A propósito da tensão positiva, uma vez encontrei um paralelismo com o serviço de um jogador de ténis que é elucidativo. Um jogador de ténis ao realizar um lançamento, se estiver muito tenso, provavelmente a bola não passará da rede, no entanto, se estiver demasiado descontraído e solto, provavelmente a bola irá cair fora do campo. Calcular a dose certa de tensão e descontração (souplesse) é que é a arte do artista.
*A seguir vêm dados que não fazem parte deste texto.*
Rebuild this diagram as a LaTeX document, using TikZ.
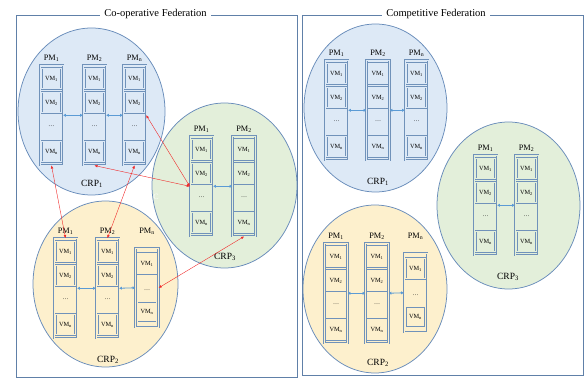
\documentclass[tikz,border=0pt]{standalone}
\usepackage{fontspec}
\setmainfont{Liberation Serif}
\usetikzlibrary{arrows.meta,shapes.geometric}

\definecolor{ringc}{RGB}{104,140,186}
\definecolor{bluef}{RGB}{221,233,246}
\definecolor{greenf}{RGB}{227,239,218}
\definecolor{yellowf}{RGB}{253,240,205}
\definecolor{boxc}{RGB}{112,146,186}
\definecolor{framec}{RGB}{96,128,168}
\definecolor{linkc}{RGB}{91,155,213}
\definecolor{redc}{RGB}{240,40,40}

\tikzset{
  crp/.style={ellipse, draw=ringc, line width=0.75pt, inner sep=0pt},
  pmcol/.style={rectangle, draw=boxc, fill=#1, double=#1, double distance=1pt,
    line width=0.55pt, minimum width=23pt, inner sep=0pt},
  vmbox/.style={rectangle, draw=boxc, fill=#1, double=#1, double distance=0.8pt,
    line width=0.5pt, minimum width=19.5pt, minimum height=20.5pt,
    inner sep=0pt, font=\fontsize{6.3}{7}\selectfont},
  dotl/.style={font=\fontsize{6}{7}\selectfont, inner sep=0pt},
  pmlab/.style={font=\fontsize{8.3}{9}\selectfont, inner sep=0pt},
  crplab/.style={font=\fontsize{9.5}{10}\selectfont, inner sep=0pt},
  fedtitle/.style={fill=white, inner xsep=4pt, inner ysep=1pt,
    font=\fontsize{10.5}{12}\selectfont},
  fedframe/.style={rectangle, draw=framec, line width=0.8pt, inner sep=0pt},
  lan/.style={draw=linkc, line width=0.8pt,
    {Triangle[length=2.6pt,width=2.8pt]}-{Triangle[length=2.6pt,width=2.8pt]}},
  wan/.style={draw=redc, line width=0.4pt,
    {Triangle[length=3pt,width=2.4pt]}-{Triangle[length=3pt,width=2.4pt]}},
}

% physical machine with VM_1, VM_2, ..., VM_n
% #1 name, #2 centre x, #3 top y, #4 label, #5 fill colour
\newcommand\pmfour[5]{%
  \node[pmcol=#5, minimum height=100pt, anchor=north] (#1) at (#2,#3) {};
  \node[pmlab] (#1l) at (#2,#3-7) {#4};
  \node[vmbox=#5] (#1a) at (#2,#3+13.5) {VM\textsubscript{1}};
  \node[vmbox=#5] (#1b) at (#2,#3+37.5) {VM\textsubscript{2}};
  \node[dotl]  (#1d) at (#2,#3+61.5) {\ldots};
  \node[vmbox=#5] (#1n) at (#2,#3+86.5) {VM\textsubscript{n}};
}
% physical machine with VM_1, ..., VM_n
% #1 name, #2 centre x, #3 top y, #4 label y, #5 label, #6 fill colour
\newcommand\pmthree[6]{%
  \node[pmcol=#6, minimum height=79pt, anchor=north] (#1) at (#2,#3) {};
  \node[pmlab] (#1l) at (#2,#4) {#5};
  \node[vmbox=#6] (#1a) at (#2,#3+15.5) {VM\textsubscript{1}};
  \node[dotl]  (#1d) at (#2,#3+42) {\ldots};
  \node[vmbox=#6] (#1n) at (#2,#3+64) {VM\textsubscript{n}};
}

\begin{document}
\begin{tikzpicture}[x=1pt,y=-1pt]
\useasboundingbox (0,0) rectangle (587,379);

% federation frames
\node[fedframe, minimum width=281pt, minimum height=362pt] (fco) at (156.5,196) {};
\node[fedframe, minimum width=281pt, minimum height=360pt] (fcp) at (442.5,195) {};
\node[fedtitle] (tco) at (155.5,14) {Co-operative Federation};
\node[fedtitle] (tcp) at (436,14) {Competitive Federation};

% ---------------- co-operative federation ----------------
\node[crp, fill=greenf,  minimum width=145pt, minimum height=165pt] (cg) at (224.5,185.5) {};
\node[crp, fill=bluef,   minimum width=147pt, minimum height=167pt] (cb) at (91.5,111.5) {};
\node[crp, fill=yellowf, minimum width=145pt, minimum height=166pt] (cy) at (105.5,284) {};

\pmfour{b1}{51.5}{65}{PM\textsubscript{1}}{bluef}
\pmfour{b2}{94.5}{65}{PM\textsubscript{2}}{bluef}
\pmfour{bn}{134.5}{65}{PM\textsubscript{n}}{bluef}
\draw[lan] (b1.east) -- (b2.west);
\draw[lan] (b2.east) -- (bn.west);
\node[crplab] (cbl) at (92,184) {CRP\textsubscript{1}};

\pmfour{g1}{201.5}{136}{PM\textsubscript{1}}{greenf}
\pmfour{g2}{244}{136}{PM\textsubscript{2}}{greenf}
\draw[lan] (g1.east) -- (g2.west);
\node[crplab] (cgl) at (225,257) {CRP\textsubscript{3}};
\node[text=white, font=\fontsize{8}{9}\selectfont, inner sep=0pt] (cgc) at (156,196.5) {C};

\pmfour{y1}{65.5}{238}{PM\textsubscript{1}}{yellowf}
\pmfour{y2}{107.5}{238}{PM\textsubscript{2}}{yellowf}
\pmthree{yn}{147}{248}{231}{PM\textsubscript{n}}{yellowf}
\draw[lan] (y1.east) -- (y2.west);
\draw[lan] (y2.east) -- (yn.west);
\node[crplab] (cyl) at (108,360) {CRP\textsubscript{2}};

% resource sharing between providers
\draw[wan] (g1.west) -- (bn.east);
\draw[wan] (g1.west) -- (b2.south);
\draw[wan] (b1.south) -- (y1.north);
\draw[wan] (bn.south) -- (y2.north);
\draw[wan] (g2.south) -- (yn.east);

% ---------------- competitive federation ----------------
\node[crp, fill=bluef,   minimum width=143pt, minimum height=168pt] (kb) at (375.5,108) {};
\node[crp, fill=greenf,  minimum width=143pt, minimum height=167pt] (kg) at (508.5,205.5) {};
\node[crp, fill=yellowf, minimum width=144pt, minimum height=168pt] (ky) at (375,289) {};

\pmfour{p1}{336.5}{60}{PM\textsubscript{1}}{bluef}
\pmfour{p2}{378}{60}{PM\textsubscript{2}}{bluef}
\pmfour{pn}{416.5}{60}{PM\textsubscript{n}}{bluef}
\draw[lan] (p1.east) -- (p2.west);
\draw[lan] (p2.east) -- (pn.west);
\node[crplab] (kbl) at (378,182) {CRP\textsubscript{1}};

\pmfour{q1}{485.5}{155}{PM\textsubscript{1}}{greenf}
\pmfour{q2}{526.5}{155}{PM\textsubscript{2}}{greenf}
\draw[lan] (q1.east) -- (q2.west);
\node[crplab] (kgl) at (508,277) {CRP\textsubscript{3}};

\pmfour{r1}{336}{243}{PM\textsubscript{1}}{yellowf}
\pmfour{r2}{377}{243}{PM\textsubscript{2}}{yellowf}
\pmthree{rn}{415.5}{253}{236}{PM\textsubscript{n}}{yellowf}
\draw[lan] (r1.east) -- (r2.west);
\draw[lan] (r2.east) -- (rn.west);
\node[crplab] (kyl) at (378,363) {CRP\textsubscript{2}};

\end{tikzpicture}
\end{document}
È essa tensão positiva que se converte em conexão, permitindo ao cavalo individualizar bem os 3 tempos do galope e separar de forma significativa o posterior de dentro do posterior de fora na definição dos dois primeiros tempos do galope, consentindo que o posterior de dentro chegue ao chão junto com anterior de fora. A este propósito refere o Dr. Luis Lupi, o galope é um andamento a três tempos de apoio e um tempo de suspensão em que, no segundo tempo de apoio, a diagonal no solo pode apresentar uma dissociação, que é penalizada nas variações desde o galope concentrado até ao galope largo, mas que é aceite como natural no galope de corridas.
Ora o que se assiste com frequência nas pistas são cavalos a realizar um galope saltitante, alguns deles durante a prova toda, onde se verifica a dissociação acima exposta e, portanto, a consequente caída nos quatro tempos de galope, com os cavaleiros convencidos que essa sensação corresponde a descontração do dorso. A estes cavalos e cavaleiros faz-lhes falta sentir aquilo que na equitação larga se designa por “bom galope “, necessário para realizar uma pista de obstáculos.
Outros cavalos, ao tentarem chegar ao galope concentrado, caem nos quatro tempos do galope, quanto a mim, com evidente perca de souplesse e impulsão por redução do tempo de suspensão do galope. A estes cavaleiros talvez lhes faça falta uma “boa mão”, mais ligeira, que lhe apure o “tato equestre”, outro conceito, hoje pouco em voga, mas não é por isso que não continua a fazer falta nas nossa pistas.
É claro que nada disto é fácil e que é absolutamente normal surgirem erros. Sabemos bem que não existe cavalos perfeitos, muito menos por aqui, mas, em cada cavalo, devemos procurar a melhor forma de fazer os exercícios sem perdermos os princípios básicos da equitação mesmo que isso implique percas na retitude, impulsão ou concentração. Também devemos procurar utilizar cada cavalo na modalidade que mais se adequa ás suas caraterísticas, ou adquirir cavalos com aptidão para a modalidade que queremos praticar.
O ensino de competição, é um pouco como as ideologias. Os princípios são os melhores, mas na prática, quando os fins começam a justificar os meios, é cada “calinada na gramática que até ferve”.
Como nos ensinou Sócrates (não o político é claro): O belo é difícil.